For 8 months working at Riiid Labs, I was one of the main designers who worked on this product until it got deleted.

There were many designers who touched this product. I collaborated with 3 designers to work on the project.

Original Designs & Redesign Process

The original designs for Jarvis looked nice and clean from the outside. But when you dive in, all the functionalities and features are unclear. There was no clear hierarchy of information throughout the page. Most of all, the designs were made without considering the user personas: the teachers.

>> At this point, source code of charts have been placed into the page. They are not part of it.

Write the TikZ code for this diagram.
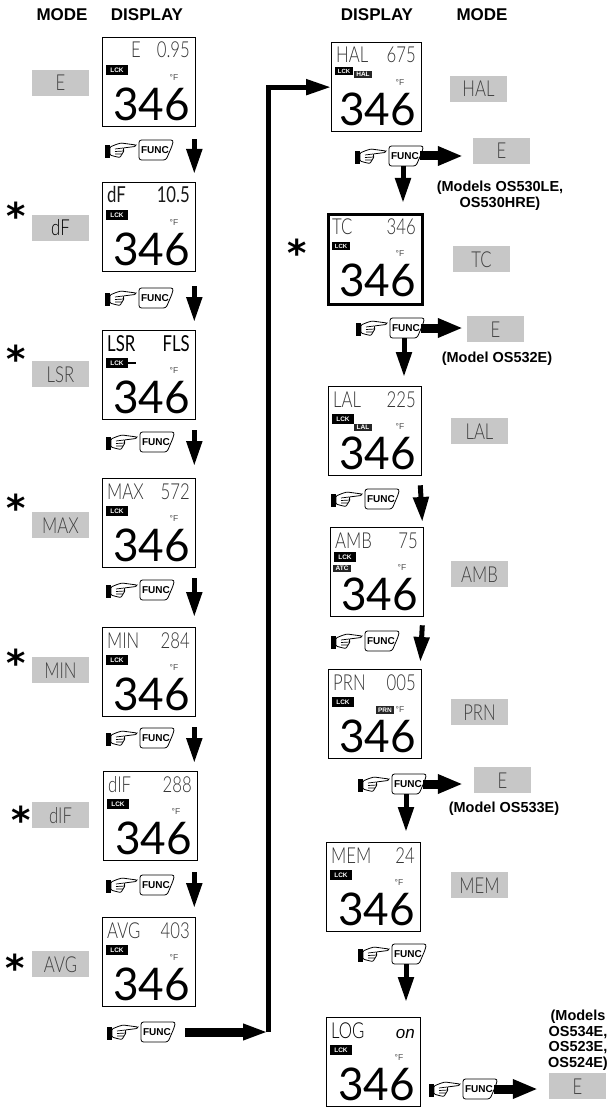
\documentclass[tikz,border=0pt]{standalone}
\usepackage{fontspec}
\setmainfont{Liberation Sans}
\newfontfamily\lcdfont[FakeStretch=.76]{Lato Light}
\newfontfamily\lcdstrongfont[FakeStretch=.76]{Lato}
\newfontfamily\lcdbig[FakeStretch=.98]{Lato}
\newfontfamily\starfont{DejaVu Sans}
\usetikzlibrary{arrows.meta, calc}

\begin{document}
\begin{tikzpicture}[
  x=1pt, y=-1pt,
  lcdbox/.style = {
    rectangle, draw=black, line width=1.3pt, fill=white, anchor=north west,
    minimum height=89pt, inner sep=0pt
  },
  lcdtop/.style = {
    inner sep=0pt, text height=16pt, text depth=0pt,
    font=\lcdfont\fontsize{22}{22}\selectfont
  },
  lcdstrong/.style = {
    inner sep=0pt, text height=16pt, text depth=0pt,
    font=\lcdstrongfont\fontsize{22}{22}\selectfont
  },
  lcktag/.style = {
    rectangle, fill=black, text=white, minimum width=22pt, minimum height=9.5pt,
    inner sep=0pt, font=\fontsize{6.5}{7}\selectfont\bfseries
  },
  smalllck/.style = {minimum width=18pt, minimum height=8pt, font=\fontsize{6}{7}\selectfont\bfseries},
  modetag/.style = {
    rectangle, fill=black!85, text=white, minimum width=18pt, minimum height=7.5pt,
    inner sep=0pt, font=\fontsize{6.5}{7}\selectfont\bfseries
  },
  modebox/.style = {
    rectangle, fill=black!22, minimum width=57pt, minimum height=26pt, inner sep=0pt,
    text=black!75, text height=16pt, text depth=0pt,
    font=\lcdfont\fontsize{22}{22}\selectfont
  },
  header/.style = {inner sep=0pt, font=\fontsize{17}{17}\selectfont\bfseries},
  modeltext/.style = {inner sep=0pt, align=center, font=\fontsize{14.5}{15.5}\selectfont\bfseries},
  starmark/.style = {inner sep=0pt, yshift=-5pt, font=\starfont\fontsize{37}{37}\selectfont\bfseries},
  flowarrow/.style = {-{Triangle[length=25pt, width=15pt]}, line width=5pt},
  sidearrow/.style = {-{Triangle[length=25pt, width=18pt]}, line width=9pt},
  pics/lcd/.style n args = {4}{code = {
    \node[lcdbox, minimum width=#1 pt] (-box) at (0,0) {};
    \node[lcdtop, text=#4, anchor=west] (-name) at (5,13) {#2};
    \node[lcdtop, text=#4, anchor=east] (-value) at (#1-5,13) {#3};
    \node[lcktag] (-lck) at (15,33) {LCK};
    \node[inner sep=0pt, text=black!70, font=\fontsize{8.5}{9}\selectfont] (-deg) at (#1-21,41) {°F};
    \node[inner sep=0pt, anchor=east, font=\lcdbig\fontsize{45}{45}\selectfont] (-big) at (#1-5,67) {346};
  }},
  pics/funckey/.style = {code = {
    % cuff and pointing hand
    \fill[black] (-51,-5) rectangle (-46,8);
    \draw[fill=white, line width=.8pt, rounded corners=1pt] (-46,-3) -- (-40,-5.5) -- (-35,-7) -- (-20,-5)
      -- (-21,-3.5) -- (-33,-2) -- (-32,1) -- (-34,4) -- (-36,7.5) -- (-41,6.5) -- (-46,5) -- cycle;
    \draw[line width=.7pt] (-41,-1) -- (-33,-2) (-41,1.5) -- (-32,1) (-41,4) -- (-34,4);
    % key with its cut corner
    \draw[fill=white, line width=.8pt, rounded corners=2.5pt] (-17,-10) -- (17.5,-10) -- (16,-4) -- (10,10) -- (-17,10) -- cycle;
    \node[inner sep=0pt, font=\fontsize{10}{10}\selectfont\bfseries] (-key) at (-1,0) {FUNC};
    \coordinate (-bot) at (-3,10);
    \coordinate (-rgt) at (14,0);
  }}
]

  \useasboundingbox (0,0) rectangle (609,1107);

  % Column headers
  \node[header] (h1) at (62,15) {MODE};
  \node[header] (h2) at (147,15) {DISPLAY};
  \node[header] (h3) at (377,15) {DISPLAY};
  \node[header] (h4) at (482,15) {MODE};

  % Left column displays
  \pic (pe)   at (102,37)  {lcd={93}{\hspace{24pt}E}{0.95}{black!80}};
  \pic[lcdtop/.append style={lcdstrong}] (pdf) at (102,182) {lcd={93}{dF}{10.5}{black!90}};
  \pic[lcdtop/.append style={lcdstrong}] (plsr) at (102,330) {lcd={93}{LSR}{FLS}{black}};
  \pic (pmax) at (102,478) {lcd={93}{MAX}{572}{black!80}};
  \pic (pmin) at (102,627) {lcd={93}{MIN}{284}{black!80}};
  \pic (pdif) at (103,771) {lcd={94}{dIF}{288}{black!80}};
  \pic (pavg) at (102,917) {lcd={93}{AVG}{403}{black!80}};
  \draw[line width=1.8pt] (plsr-lck.east) -- ++(8,0);

  % Right column displays
  \pic[lcktag/.append style={smalllck, xshift=-2pt, yshift=4pt}] (phal) at (331,42) {lcd={90}{HAL}{675}{black!80}};
  \pic[lcktag/.append style={smalllck, xshift=-1pt},
       lcdbox/.append style={line width=3pt, minimum height=90pt}] (ptc) at (327,213) {lcd={94}{TC}{346}{black!80}};
  \pic (plal) at (328,386)  {lcd={93}{LAL}{225}{black!80}};
  \pic[lcktag/.append style={yshift=3pt}] (pamb) at (330,527)  {lcd={93}{AMB}{75}{black!80}};
  \pic (pprn) at (328,669)  {lcd={93}{PRN}{005}{black!80}};
  \pic (pmem) at (326,842)  {lcd={94}{MEM}{24}{black!80}};
  \pic (plog) at (326,1017) {lcd={94}{LOG}{\normalfont\itshape\fontsize{17}{17}\selectfont on}{black}};

  % Small mode tags inside the displays
  \node[modetag] (thal) at (363,74.5)  {HAL};
  \node[modetag] (tlal) at (363,427.5) {LAL};
  \node[modetag] (tamb) at (342,568.5) {ATC};
  \node[modetag] (tprn) at (385,710)   {PRN};

  % Mode boxes, left
  \node[modebox] (me)   at (60.5,83)  {E};
  \node[modebox, text=black] (mdf) at (60.5,228) {dF};
  \node[modebox] (mlsr) at (60.5,374) {LSR};
  \node[modebox] (mmax) at (60.5,525) {MAX};
  \node[modebox] (mmin) at (60.5,670) {MIN};
  \node[modebox] (mdif) at (60.5,815) {dIF};
  \node[modebox] (mavg) at (60.5,964) {AVG};

  % Mode boxes, right
  \node[modebox] (mhal) at (478.5,89)  {HAL};
  \node[modebox] (mtc)  at (481.5,259) {TC};
  \node[modebox] (mlal) at (479.5,431) {LAL};
  \node[modebox] (mamb) at (479.5,574) {AMB};
  \node[modebox] (mprn) at (479.5,712) {PRN};
  \node[modebox] (mmem) at (479.5,885) {MEM};
  \node[modebox] (me1)  at (501.5,151) {E};
  \node[modebox] (me2)  at (495.5,329) {E};
  \node[modebox] (me3)  at (502.5,780) {E};
  \node[modebox] (me4)  at (577.5,1086) {E};

  % Asterisks
  \node[starmark] (s1) at (16,211) {*};
  \node[starmark] (s2) at (16,354) {*};
  \node[starmark] (s3) at (16,503) {*};
  \node[starmark] (s4) at (16,658) {*};
  \node[starmark] (s5) at (21,815) {*};
  \node[starmark] (s6) at (15,963) {*};
  \node[starmark] (s7) at (297,248) {*};

  % Model notes
  \node[modeltext] (n1) at (500,196) {(Models OS530LE,\\OS530HRE)};
  \node[modeltext] (n2) at (497,359) {(Model OS532E)};
  \node[modeltext] (n3) at (504,809) {(Model OS533E)};
  \node[modeltext] (n4) at (578,1040) {(Models\\OS534E,\\OS523E,\\OS524E)};

  % FUNC keys, left
  \pic (f1) at (156,150)  {funckey};
  \pic (f2) at (156,298)  {funckey};
  \pic (f3) at (157,442)  {funckey};
  \pic (f4) at (157,590)  {funckey};
  \pic (f5) at (157,738)  {funckey};
  \pic (f6) at (157,885)  {funckey};
  \pic (f7) at (158,1032) {funckey};

  % FUNC keys, right
  \pic (f8)  at (406,156)  {funckey};
  \pic (f9)  at (407,328)  {funckey};
  \pic (f10) at (382,499)  {funckey};
  \pic (f11) at (382,641)  {funckey};
  \pic (f12) at (409,784)  {funckey};
  \pic (f13) at (409,954)  {funckey};
  \pic (f14) at (480,1089) {funckey};

  % Arrows down the left column
  \draw[flowarrow] ([xshift=-2pt,yshift=-12pt]pe-box.south east) -- ([xshift=-2pt,yshift=8pt]pdf-box.north east);
  \draw[flowarrow] ([xshift=-2pt,yshift=-14pt]pdf-box.south east) -- ([xshift=-2pt,yshift=8pt]plsr-box.north east);
  \draw[flowarrow] ([xshift=-2pt,yshift=-10pt]plsr-box.south east) -- ([xshift=-2pt,yshift=12pt]pmax-box.north east);
  \draw[flowarrow] ([xshift=-2pt,yshift=-10pt]pmax-box.south east) -- ([xshift=-2pt,yshift=10pt]pmin-box.north east);
  \draw[flowarrow] ([xshift=-2pt,yshift=-10pt]pmin-box.south east) -- ([xshift=-4pt,yshift=8pt]pdif-box.north east);
  \draw[flowarrow] ([xshift=-4pt,yshift=-11pt]pdif-box.south east) -- ([xshift=-2pt,yshift=9pt]pavg-box.north east);

  % Long path from the left column to the right column
  \coordinate (bend1) at (268,1032);
  \draw[-{Triangle[length=25pt, width=15pt]}, line width=9pt] ([xshift=13pt]f7-rgt) -- (bend1);
  \draw[flowarrow] (bend1) -- (bend1 |- phal-box.west) -- (phal-box.west);

  % Arrows down the right column
  \draw[flowarrow] (f8-bot) -- ([yshift=10pt]f8-bot |- ptc-box.north);
  \draw[flowarrow] (f9-bot) -- ([yshift=9pt]f9-bot |- plal-box.north);
  \draw[flowarrow] ([xshift=-2pt,yshift=-9pt]plal-box.south east) -- ([xshift=-2pt,yshift=5pt]pamb-box.north east);
  \draw[flowarrow] ([xshift=-2pt,yshift=-8pt]pamb-box.south east) -- ([xshift=-2pt,yshift=7pt]pprn-box.north east);
  \draw[flowarrow] (f12-bot) -- ([yshift=10pt]f12-bot |- pmem-box.north);
  \draw[flowarrow] (f13-bot) -- ([yshift=15pt]f13-bot |- plog-box.north);

  % Side exits to the E mode
  \draw[sidearrow] (f8-rgt) -- ([xshift=-10pt]f8-rgt -| me1.west);
  \draw[sidearrow] (f9-rgt) -- ([xshift=-4pt]f9-rgt -| me2.west);
  \draw[sidearrow] (f12-rgt) -- ([xshift=-11pt]f12-rgt -| me3.west);
  \draw[sidearrow] (f14-rgt) -- ([xshift=-11pt]f14-rgt -| me4.west);

\end{tikzpicture}
\end{document}
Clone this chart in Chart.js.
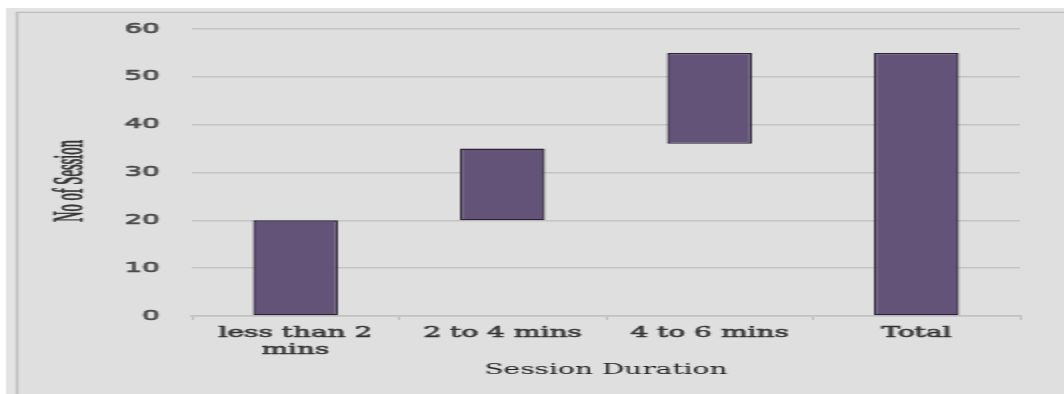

The design was also made in both light mode and dark mode. The leadership team loved how dark mode looked and wanted to hold on to it. While the UX was not clear on the product, considering 2 color modes was a waste of resource. Our team decided that we can only focus on one mode, light mode. We decided that dark mode is not bringing any value to the product, and decided to throw it away. Another reason why we had to give up on dark mode was because of our question bank's graphics. Math graphics were scanned images with white background, not on transparent background. It was a problem to show the image in dark mode designs. This fact itself was enough to convince the leadership team to give up on fancy looking dark mode.


1. No clear User Flow.
2. No clear hierarchy in information.
3. No Design System Library.
4. Accessibility Issues.

No Design System Library

Another big hurdle we had to go through was to create a design system library from scratch. The current design had over 19 different shades of grays and it was in dire need of organization. The developers were building the design already, and they were confused every day about simple things such as colors. Along with fixing up the colors, the designs needed to be audited to make sure the contrast ratio was good enough for AA level of accessibility. A lot of information was being conveyed through red, orange and green colors, which were not clearly visible under the color blind users' eyes.

After several months of building the design system library, and fixing up the design, the slides below are the before and after of several designs.  

Focusing on the Hierarchy

Designs were all retouched based on the hierarchy of information, and understanding the user's most important needs on why they have to use this product. We focused on what is the most important matter for each screen and slowly cleaned them up according to its importance.


While existing designs were being updated and fixed, we had to work on a new feature, "Dynamic Assignment Creation" in tandem. The top image shows the organization of user flow of this feature with design annotations for developers, explaining different states of a component. This is how the team started to lay out the designs for the design-dev design handoff meetings.


The leadership team didn't approve the budget for user testing. Instead, we hired a new product manager who used to be a teacher, and worked on education related products. She gave us a lot of guidance on what teachers care when they're assessing the students. We also relied on our coworker's spouses who were working as a teacher. On the other hand, we completely lacked any user testing related to students' views. As we considered the teacher's view more important, we kept the student side design as minimal as possible.

In the beginning, there were challenges in the process of the work as well. Designers and Developers were not talking at all. The product manager was working as a middleman between designers and developers. There were no official design handoffs being made whenever the design was done. The designs were not properly annotated for developers to build without confusion. The Jarvis team seemed to be split in two and barely held together. 

A lot of the communication problem has been solved while we were working on the Dynamic Assignment Creation feature, and started doing proper design - dev handoff meetings.


Cleaning up the design based on assignment creation and management made the whole project simpler, easier to understand how it works. The team focused on bringing a better system on how the product manager, the product designers, and developers could work in a 2 weeks sprint. The design system library was developed in Storybook, and the designs were more accessible than before with better contrast rate and colors. Although the project was shut down and never had the chance to see the light, it was an opportunity for me to learn how to fix up the existing problematic design and make it into a useful tool for the users.